** Begin EXERCISE INPUT **
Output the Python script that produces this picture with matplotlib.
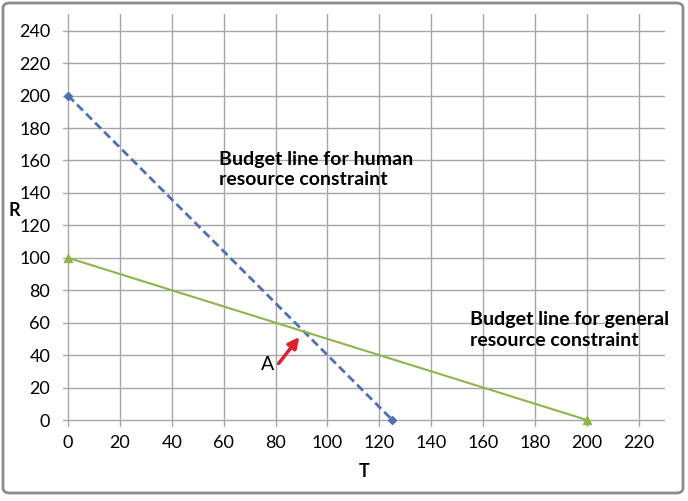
import matplotlib
matplotlib.use("Agg")
import matplotlib.pyplot as plt
from matplotlib.patches import FancyBboxPatch

plt.rcParams["font.family"] = ["Lato", "DejaVu Sans"]

# data
human_T = [0, 125]
human_R = [200, 0]
general_T = [0, 200]
general_R = [100, 0]
x_ticks = list(range(0, 221, 20))
y_ticks = list(range(0, 241, 20))

fig = plt.figure(figsize=(6.88, 5.01), dpi=100)
ax = fig.add_axes([0.0913, 0.1487, 0.875, 0.824])

ax.plot(human_T, human_R, color="#4F6FB5", lw=2, ls=(0, (3, 1.6)),
        marker="D", ms=4.5, zorder=3)
ax.plot(general_T, general_R, color="#8DB547", lw=1.5,
        marker="^", ms=6, zorder=3)

ax.set_xlim(-2, 230)
ax.set_ylim(-4, 250.5)
ax.set_xticks(x_ticks)
ax.set_yticks(y_ticks)
ax.tick_params(length=0, labelsize=13)
ax.tick_params(axis="y", pad=9)
ax.tick_params(axis="x", pad=6)
ax.grid(True, color="#A6A6A6", lw=1)
ax.set_axisbelow(True)
for s in ax.spines.values():
    s.set_visible(False)

ax.set_xlabel("T", fontsize=13, fontweight="bold", labelpad=9)
fig.text(9 / 688, 1 - 211 / 501, "R", fontsize=13, fontweight="bold",
         ha="left", va="center")

ax.text(58, 166, "Budget line for human\nresource constraint", fontsize=14,
        fontweight="bold", va="top", ha="left", linespacing=1.25)
ax.text(155, 67, "Budget line for general\nresource constraint", fontsize=14,
        fontweight="bold", va="top", ha="left", linespacing=1.25)

ax.annotate("", xy=(89.8, 52.5), xytext=(80.5, 33.5),
            arrowprops=dict(arrowstyle="-|>", color="#E0202F", lw=2.5,
                            mutation_scale=16))
ax.text(79.5, 34, "A", fontsize=14, ha="right", va="center")

border = FancyBboxPatch((3 / 688, 8 / 501), 680 / 688, 490 / 501,
                        boxstyle="round,pad=0,rounding_size=0.01",
                        transform=fig.transFigure, fill=False,
                        ec="#8C8C8C", lw=2)
fig.patches.append(border)

fig.savefig("out.png", dpi=100)
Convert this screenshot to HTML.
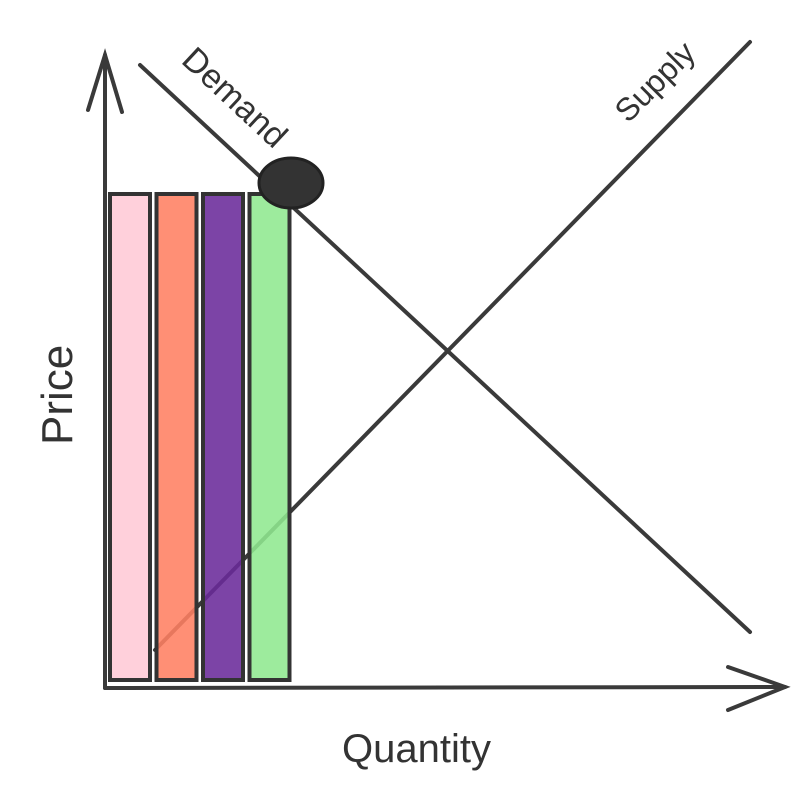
<!DOCTYPE html>
<html><head><meta charset="utf-8"><style>
html,body{margin:0;padding:0;background:#fff}
svg{display:block}
text{font-family:"Liberation Sans",sans-serif;fill:#333}
</style></head><body>
<svg id="chart" width="808" height="801" viewBox="0 0 808 801">
<g stroke="#3a3a3a" stroke-width="4" fill="none" stroke-linecap="round">
<line x1="140" y1="65" x2="750" y2="632"/>
<line x1="155" y1="650" x2="750" y2="42"/>
</g>
<g id="bars"></g>
<g stroke="#3a3a3a" stroke-width="4" fill="none" stroke-linecap="round">
<line x1="105" y1="688" x2="105" y2="55"/>
<path d="M88 110 L105 55 L122 112"/>
<line x1="105" y1="688" x2="785" y2="687"/>
<path d="M728 667 L785 687 L728 710"/>
</g>
<ellipse cx="291" cy="183" rx="32" ry="25" fill="#333" stroke="#222" stroke-width="3"/>
<text x="0" y="0" font-size="44" transform="translate(72,445) rotate(-90)">Price</text>
<text x="342" y="762" font-size="40">Quantity</text>
<text x="0" y="0" font-size="34" transform="translate(180,62) rotate(43)">Demand</text>
<text x="0" y="0" font-size="32" transform="translate(628,124) rotate(-45)">Supply</text>
</svg>
<script>
const categories = ["a","b","c","d"];
const values = [100, 100, 100, 100];
const colors = ["#ffc9d6","#ff7f62","#6a2a9a","#8fe88f"];
const x0 = 110, slot = 46.5, bw = 40, yBase = 680, yTop = 194, vMax = 100;
function yScale(v){ return yBase - (yBase - yTop) * v / vMax; }
const g = document.getElementById('bars');
const NS = "http://www.w3.org/2000/svg";
categories.forEach((c,i)=>{
  const r = document.createElementNS(NS,'rect');
  r.setAttribute('x', x0 + i*slot);
  r.setAttribute('y', yScale(values[i]));
  r.setAttribute('width', bw);
  r.setAttribute('height', yBase - yScale(values[i]));
  r.setAttribute('fill', colors[i]);
  r.setAttribute('fill-opacity', '0.88');
  r.setAttribute('stroke', '#333');
  r.setAttribute('stroke-width', '4');
  
  
  g.appendChild(r);
});
</script>
</body></html>
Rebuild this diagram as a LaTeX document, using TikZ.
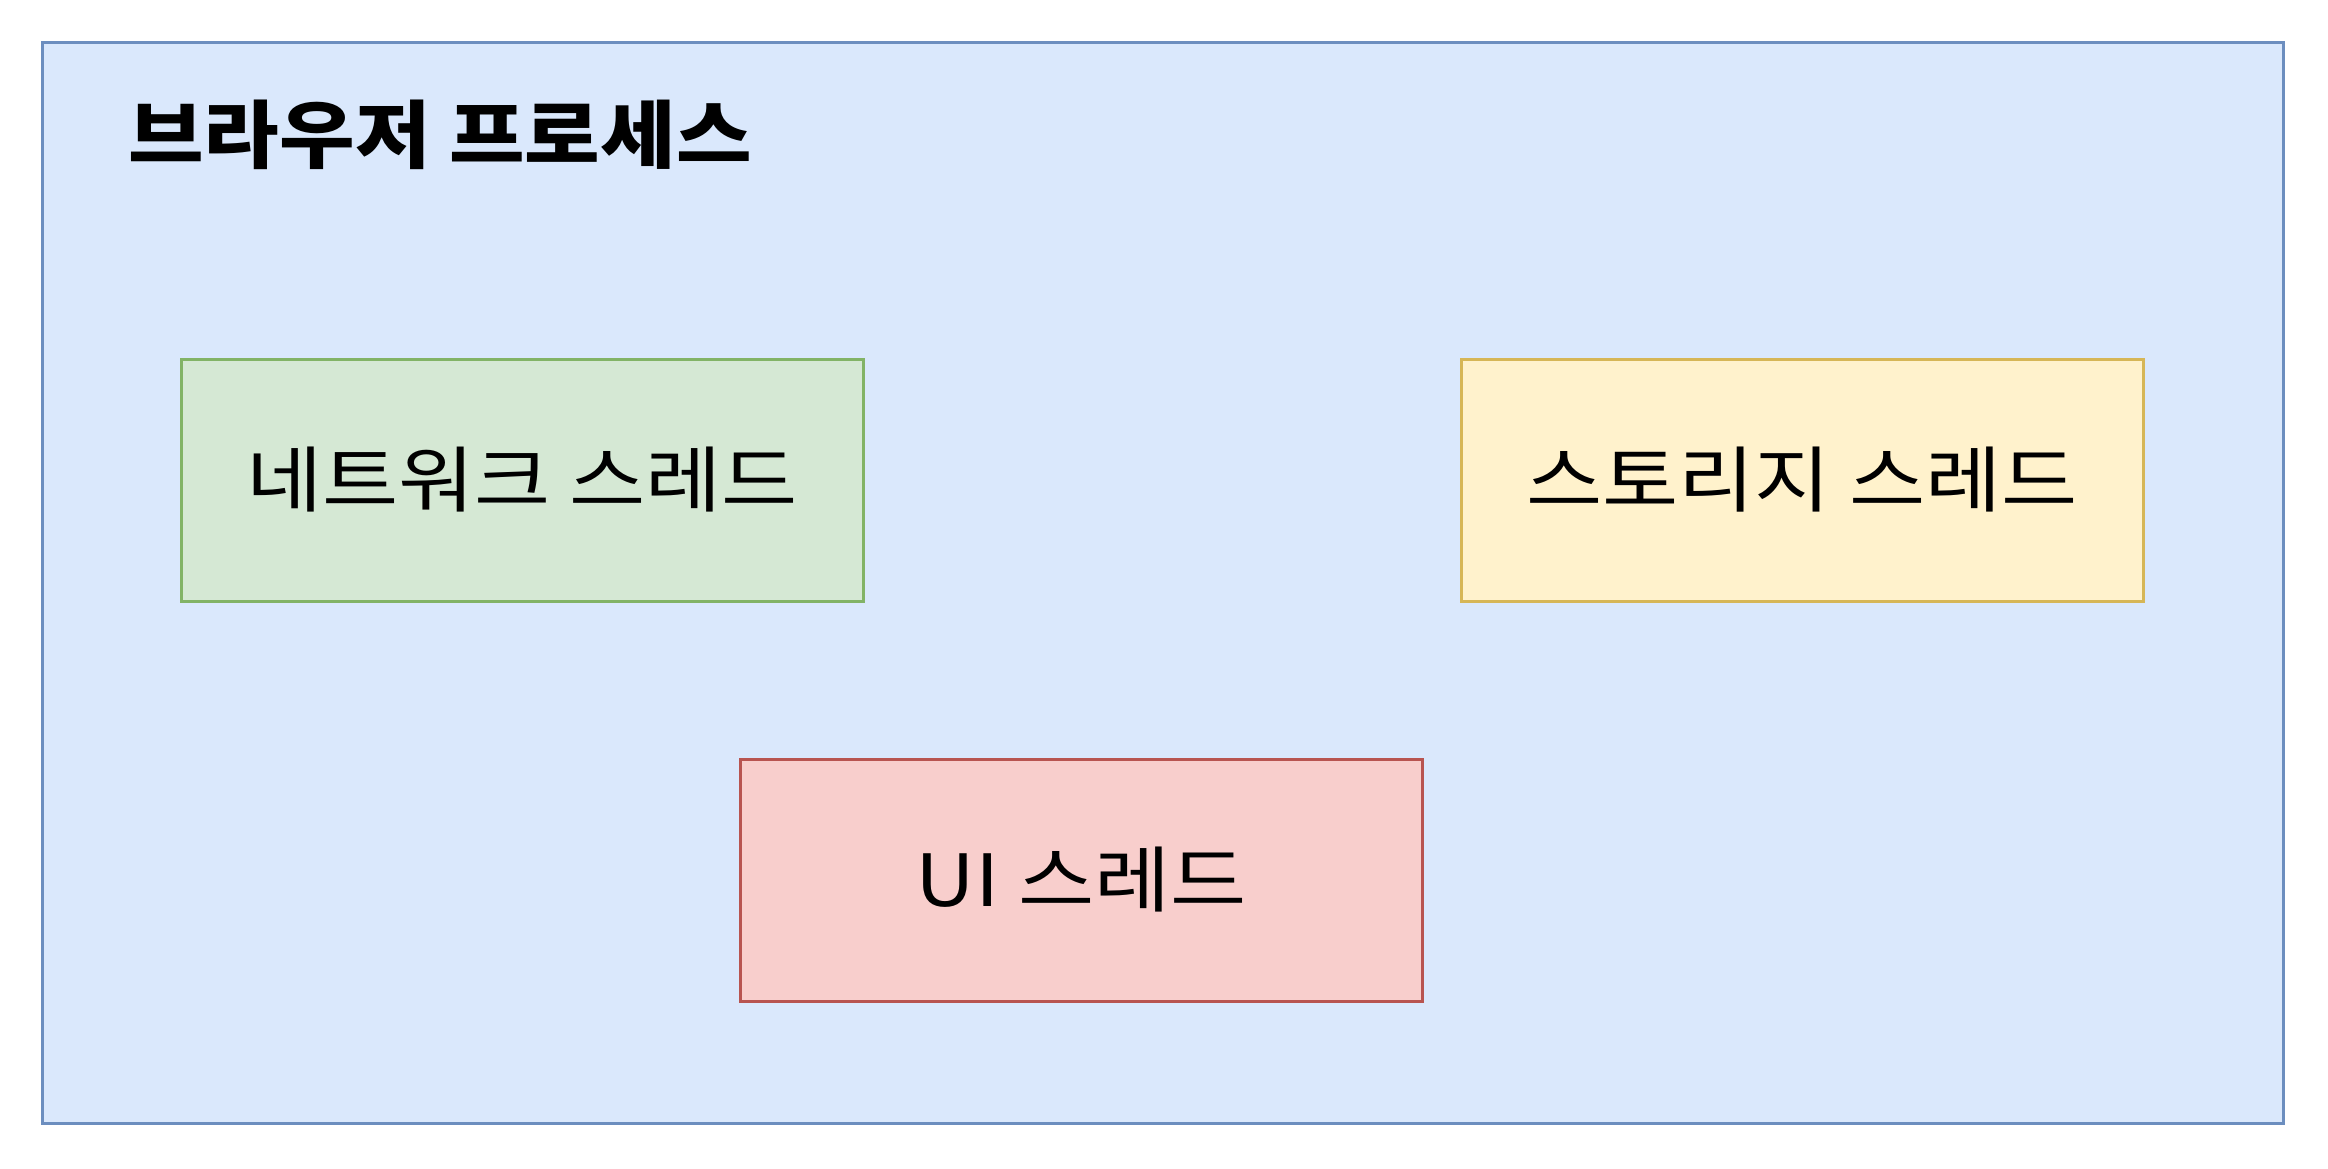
\documentclass[tikz,border=0pt]{standalone}
\usepackage{fontspec}
\setmainfont[FakeStretch=1.15]{Noto Sans CJK KR}
\newfontfamily\titlefont[FakeStretch=1.11]{Noto Sans CJK KR}
\definecolor{procFill}{HTML}{DAE8FC}
\definecolor{procLine}{HTML}{6C8EBF}
\definecolor{netFill}{HTML}{D5E8D4}
\definecolor{netLine}{HTML}{82B366}
\definecolor{storFill}{HTML}{FFF2CC}
\definecolor{storLine}{HTML}{D6B656}
\definecolor{uiFill}{HTML}{F8CECC}
\definecolor{uiLine}{HTML}{B85450}
\begin{document}
\begin{tikzpicture}[x=0.5pt, y=-0.5pt,
  thread/.style={draw, line width=1.5pt, minimum width=341pt, minimum height=121pt, inner sep=0pt, font=\fontsize{36}{42}\selectfont}]
\useasboundingbox (0,0) rectangle (2328,1168);
\node[draw=procLine, fill=procFill, line width=1.5pt, minimum width=1120.5pt, minimum height=540.5pt, inner sep=0pt, anchor=north west] (proc) at (41,41) {};
\node[anchor=west, inner sep=0pt, font=\titlefont\fontsize{37}{42}\selectfont\bfseries] (procTitle) at (128,135) {브라우저 프로세스};
\node[thread, draw=netLine, fill=netFill] (netThread) at (522,480) {네트워크 스레드};
\node[thread, draw=storLine, fill=storFill] (storThread) at (1802,480) {스토리지 스레드};
\node[thread, draw=uiLine, fill=uiFill] (uiThread) at (1081.5,880) {UI 스레드};
\end{tikzpicture}
\end{document}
** End EXERCISE INPUT **
EXERCISE OBJECTIVE
Gather each line that holds "script".

FINAL RESULT
Output the Python script that produces this picture with matplotlib.
<script>
</script>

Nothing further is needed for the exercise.